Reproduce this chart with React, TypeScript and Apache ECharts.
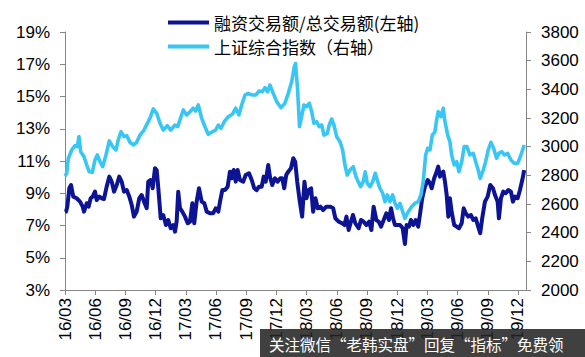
import React, { useEffect, useRef } from 'react';
import * as echarts from 'echarts';

// Legend names
const ratioName = '融资交易额/总交易额(左轴)';
const indexName = '上证综合指数（右轴）';

// x = months since 2016/03 (axis ticks every quarter)
const startYear = 2016;
const startMonth = 3;
const xMax = 45.8;

// 融资交易额/总交易额 (%), left axis
const ratioSeries: [number, number][] = [
  [0, 7.84], [0.1, 7.86], [0.23, 8.17], [0.43, 9.31], [0.6, 9.51], [0.82, 8.79], [1.16, 8.69], [1.49, 8.48],
  [1.76, 8.17], [1.89, 7.86], [2.16, 8.38], [2.35, 8.17], [2.55, 8.69], [2.75, 8.79], [2.98, 9.1], [3.15, 8.58],
  [3.41, 8.79], [3.65, 8.69], [3.87, 8.64], [4.14, 9.41], [4.4, 10.03], [4.64, 9.72], [4.87, 9.1], [5.14, 9.51],
  [5.39, 10.03], [5.63, 9.72], [5.86, 9.1], [6.13, 9.2], [6.39, 8.79], [6.63, 8.27], [6.85, 7.55], [7.12, 7.86],
  [7.38, 8.69], [7.62, 8.89], [7.85, 8.48], [8.12, 8.07], [8.27, 9.72], [8.51, 9.82], [8.71, 9.31], [8.94, 10.55],
  [9.11, 10.44], [9.27, 9.31], [9.51, 7.45], [9.76, 7.65], [10.03, 7.03], [10.26, 7.34], [10.5, 6.83], [10.76, 7.03],
  [10.93, 6.62], [11.09, 7.24], [11.25, 9.1], [11.42, 8.07], [11.65, 7.86], [11.92, 7.55], [12.19, 7.14], [12.42, 7.24],
  [12.65, 8.38], [12.84, 7.14], [13.08, 8.48], [13.31, 9.31], [13.58, 8.48], [13.84, 8.38], [14.08, 7.86], [14.4, 7.76],
  [14.73, 7.76], [14.97, 8.07], [15.23, 7.86], [15.4, 8.48], [15.63, 9.2], [15.89, 9.2], [16.16, 9.41], [16.39, 10.34],
  [16.56, 9.93], [16.76, 10.44], [16.96, 9.72], [17.15, 10.44], [17.38, 9.82], [17.71, 9.72], [17.95, 10.13], [18.28, 10.24],
  [18.55, 9.82], [18.8, 9.31], [19.04, 9.2], [19.27, 9.41], [19.54, 9.41], [19.74, 10.03], [19.94, 9.72], [20.19, 10.75],
  [20.36, 10.03], [20.59, 9.51], [20.86, 9.93], [21.13, 9.72], [21.39, 9.93], [21.59, 9.93], [21.78, 9.31], [21.98, 10.13],
  [22.18, 10.34], [22.45, 10.55], [22.68, 11.17], [22.87, 10.96], [23.07, 9.72], [23.33, 8.48], [23.56, 7.55], [23.79, 9.72],
  [23.99, 8.69], [24.21, 9.2], [24.45, 9.31], [24.65, 7.86], [24.88, 8.69], [25.11, 8.07], [25.38, 8.17], [25.64, 7.96],
  [25.97, 8.17], [26.37, 8.17], [26.64, 8.07], [26.86, 7.45], [27.19, 7.24], [27.53, 7.14], [27.76, 7.03], [27.96, 7.55],
  [28.18, 6.72], [28.41, 7.24], [28.61, 7.65], [28.84, 7.14], [29.17, 6.83], [29.41, 7.34], [29.67, 7.24], [29.94, 7.03],
  [30.21, 7.24], [30.44, 6.72], [30.66, 8.17], [30.93, 7.34], [31.16, 7.24], [31.4, 6.93], [31.66, 7.34], [31.93, 7.76],
  [32.19, 7.34], [32.39, 8.07], [32.59, 7.45], [32.78, 7.03], [33.01, 7.03], [33.28, 7.03], [33.55, 6.83], [33.77, 5.85],
  [33.94, 7.03], [34.17, 6.93], [34.37, 7.34], [34.6, 7.03], [34.84, 7.34], [35.09, 6.93], [35.26, 7.65], [35.49, 8.69],
  [35.76, 9.41], [36.03, 9.82], [36.26, 9.62], [36.43, 9.31], [36.68, 9.93], [36.92, 10.34], [37.08, 10.65], [37.25, 10.03],
  [37.42, 10.24], [37.58, 10.34], [37.75, 9.72], [37.92, 8.89], [38.08, 7.55], [38.24, 8.69], [38.41, 7.86], [38.67, 7.03],
  [38.91, 6.93], [39.14, 6.83], [39.41, 7.14], [39.61, 8.07], [39.81, 7.76], [40.06, 7.55], [40.33, 7.65], [40.56, 7.34],
  [40.8, 7.45], [41.05, 6.93], [41.25, 6.52], [41.45, 7.45], [41.72, 8.48], [41.99, 8.79], [42.25, 9.51], [42.52, 9.31],
  [42.72, 8.89], [42.98, 8.48], [43.11, 7.45], [43.31, 8.69], [43.54, 9.1], [43.78, 9.0], [44.04, 9.2], [44.3, 9.1],
  [44.5, 8.48], [44.7, 8.79], [44.97, 8.69], [45.2, 9.2], [45.43, 9.82], [45.62, 10.44],
];

// 上证综合指数, right axis
const indexSeries: [number, number][] = [
  [0, 2795], [0.17, 2814], [0.33, 2919], [0.67, 2977], [1.0, 3007], [1.22, 3000], [1.39, 3070], [1.56, 2965],
  [1.89, 2930], [2.16, 2872], [2.41, 2825], [2.71, 2821], [2.98, 2907], [3.21, 2942], [3.48, 2895], [3.74, 2860],
  [4.07, 2942], [4.4, 3040], [4.74, 3000], [5.07, 2977], [5.29, 3047], [5.56, 3104], [5.86, 3070], [6.13, 3077],
  [6.46, 3030], [6.78, 3012], [7.12, 3030], [7.45, 3081], [7.85, 3116], [8.18, 3163], [8.44, 3198], [8.77, 3263],
  [9.11, 3233], [9.44, 3163], [9.76, 3116], [10.16, 3146], [10.5, 3116], [10.93, 3151], [11.2, 3140], [11.52, 3209],
  [11.75, 3256], [12.09, 3221], [12.42, 3244], [12.74, 3268], [12.98, 3249], [13.24, 3291], [13.58, 3198], [13.91, 3139],
  [14.23, 3086], [14.63, 3104], [14.97, 3116], [15.23, 3151], [15.5, 3128], [15.82, 3174], [16.22, 3209], [16.62, 3226],
  [16.96, 3268], [17.28, 3221], [17.55, 3291], [17.88, 3360], [18.21, 3372], [18.61, 3360], [18.94, 3360], [19.27, 3388],
  [19.6, 3383], [19.87, 3411], [20.13, 3383], [20.36, 3430], [20.69, 3372], [21.03, 3314], [21.46, 3272], [21.85, 3303],
  [22.18, 3372], [22.52, 3453], [22.78, 3558], [22.9, 3580], [23.1, 3407], [23.3, 3139], [23.54, 3221], [23.74, 3291],
  [24.01, 3279], [24.27, 3303], [24.51, 3244], [24.73, 3163], [25.0, 3174], [25.26, 3139], [25.5, 3151], [25.73, 3081],
  [26.06, 3093], [26.25, 3151], [26.49, 3193], [26.72, 3151], [26.99, 3070], [27.32, 3035], [27.58, 2977], [27.81, 2872],
  [28.04, 2802], [28.31, 2837], [28.64, 2860], [28.91, 2790], [29.13, 2756], [29.37, 2721], [29.63, 2756], [29.83, 2825],
  [30.03, 2744], [30.3, 2721], [30.57, 2756], [30.82, 2814], [31.02, 2767], [31.29, 2710], [31.56, 2675], [31.79, 2616],
  [32.02, 2663], [32.28, 2616], [32.55, 2663], [32.78, 2605], [33.01, 2570], [33.28, 2605], [33.55, 2546], [33.77, 2500],
  [34.1, 2546], [34.44, 2581], [34.77, 2605], [35.09, 2616], [35.36, 2663], [35.59, 2756], [35.83, 2942], [36.03, 2989],
  [36.26, 2977], [36.49, 3081], [36.75, 3104], [36.92, 3186], [37.08, 3244], [37.35, 3209], [37.58, 3268], [37.75, 3174],
  [38.02, 3081], [38.24, 3035], [38.41, 2942], [38.67, 2872], [38.91, 2895], [39.14, 2825], [39.41, 2895], [39.66, 3000],
  [39.93, 3000], [40.23, 2942], [40.56, 2954], [40.8, 2895], [41.05, 2837], [41.25, 2779], [41.55, 2837], [41.79, 2895],
  [42.05, 2977], [42.32, 3030], [42.58, 2989], [42.88, 2919], [43.11, 2954], [43.38, 2965], [43.64, 2942], [43.97, 2954],
  [44.3, 2907], [44.63, 2884], [44.97, 2884], [45.3, 2942], [45.62, 3012],
];

const watermark = '关注微信“老韩实盘”回复“指标”免费领';

const darkBlue = '#0C1494';
const lightBlue = '#38C6F4';
const axisGray = '#868686';
const latin = '"Liberation Sans", Arial, sans-serif';
const cjk = '"Noto Sans CJK SC", sans-serif';

function monthLabel(v: number): string {
  const r = Math.round(v);
  if (Math.abs(v - r) > 1e-6 || r % 3 !== 0) return '';
  const t = startYear * 12 + (startMonth - 1) + r;
  const yy = Math.floor(t / 12) % 100;
  const mm = (t % 12) + 1;
  return `${String(yy).padStart(2, '0')}/${String(mm).padStart(2, '0')}`;
}

export default function App() {
  const ref = useRef<HTMLDivElement>(null);
  useEffect(() => {
    if (!ref.current) return;
    const chart = echarts.init(ref.current, null, { renderer: 'svg' });
    const legendBase = {
      left: 168,
      itemWidth: 41,
      itemHeight: 4,
      icon: 'rect',
      itemGap: 0,
      padding: 0,
      textStyle: { fontSize: 17, fontFamily: cjk, color: '#000' },
    };
    chart.setOption({
      animation: false,
      backgroundColor: '#fff',
      grid: { left: 65, right: 59, top: 32, bottom: 67 },
      legend: [
        { ...legendBase, top: 14, data: [ratioName] },
        { ...legendBase, top: 38, data: [indexName] },
      ],
      xAxis: {
        type: 'value',
        min: 0,
        max: xMax,
        interval: 3,
        splitLine: { show: false },
        axisLine: { show: true, lineStyle: { color: axisGray, width: 1 } },
        axisTick: { show: true, length: 5, lineStyle: { color: axisGray } },
        axisLabel: {
          rotate: 90,
          margin: 8,
          fontSize: 17,
          fontFamily: latin,
          color: '#000',
          formatter: monthLabel,
          showMaxLabel: false,
        },
      },
      yAxis: [
        {
          type: 'value',
          min: 3,
          max: 19,
          interval: 2,
          position: 'left',
          splitLine: { show: false },
          axisLine: { show: true, lineStyle: { color: axisGray, width: 1 } },
          axisTick: { show: true, length: 5, lineStyle: { color: axisGray } },
          axisLabel: { margin: 15, fontSize: 17, fontFamily: latin, color: '#000', formatter: '{value}%' },
        },
        {
          type: 'value',
          min: 2000,
          max: 3800,
          interval: 200,
          position: 'right',
          splitLine: { show: false },
          axisLine: { show: true, lineStyle: { color: axisGray, width: 1 } },
          axisTick: { show: true, length: 5, lineStyle: { color: axisGray } },
          axisLabel: {
            margin: 15,
            fontSize: 17,
            fontFamily: latin,
            color: '#000',
            formatter: (v: number) => String(v),
          },
        },
      ],
      series: [
        {
          name: ratioName,
          type: 'line',
          yAxisIndex: 0,
          data: ratioSeries,
          showSymbol: false,
          color: darkBlue,
          lineStyle: { color: darkBlue, width: 4, join: 'round' },
        },
        {
          name: indexName,
          type: 'line',
          yAxisIndex: 1,
          data: indexSeries,
          showSymbol: false,
          color: lightBlue,
          lineStyle: { color: lightBlue, width: 3.6, join: 'round' },
        },
      ],
      graphic: [
        {
          type: 'rect',
          shape: { x: 260, y: 329, width: 325, height: 28 },
          style: { fill: 'rgba(38,38,38,0.88)' },
          z: 100,
        },
        {
          type: 'text',
          x: 269,
          y: 344,
          z: 101,
          style: {
            text: watermark,
            fill: '#fff',
            fontSize: 15.5,
            fontFamily: cjk,
            verticalAlign: 'middle',
          },
        },
      ],
    });
    return () => chart.dispose();
  }, []);
  return (
    <div
      ref={ref}
      style={{ position: 'fixed', left: 0, top: 0, width: 585, height: 357, background: '#fff' }}
    />
  );
}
----------
Write out each line of the listing above, exactly, from its first line to the line holding "const indexName = '上证综合指数（右轴）';", inclusive. Skip the pictures.

Reproduce this chart with React, TypeScript and Apache ECharts.
import React, { useEffect, useRef } from 'react';
import * as echarts from 'echarts';

// Legend names
const ratioName = '融资交易额/总交易额(左轴)';
const indexName = '上证综合指数（右轴）';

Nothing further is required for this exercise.